Obviously, things have changed.
Cheska J says
I’ve actually heard about this book but never got to read more or understand its context which you so gladly did here. Again, another one of your thought provoking posts, Pat! It will take a willing person who originally denounces such to listen or to at least read something of this context, but I hope they at least give chance or a bit of consideration on the point being discussed. Thank you for this post, Pat! I definitely learned more on an area I have not fully read about.
Pat Flynn says
Thanks Cheska,
And I think you’re right, but then I think back on my experience. For years I was shut off to hearing arguments for the existence of God, but as I got deeper into my study of philosophy, I began to see them as pretty good arguments–eventually, rather convincing arguments. I was also much more receptive to arguments that were purely philosophical, rather than Bible-based, since I held literally zero stock in scripture as a non-believer.

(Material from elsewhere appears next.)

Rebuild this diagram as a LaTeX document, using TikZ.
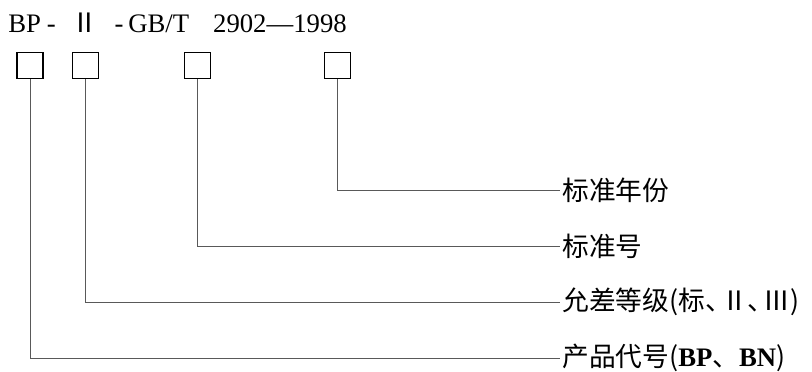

My hope is these arguments can open folks up to thinking about God in a way they may never have, well, thought of before. I think so many people (and for years, this included me) have a very misconstrued notion of God, so in that sense I think books and arguments like these can reinvigorate a person’s spiritual journey.
Morgan Christopher says
I was reading Joseph Campbell’s “The Power of Myth” and the guy just had no clue about religions. He’s fixated on religions as metaphors, dismissing the real-world applications and roots of things such as Judaism and Christianity. It’s good to think and rationalize, but some people overthink as well.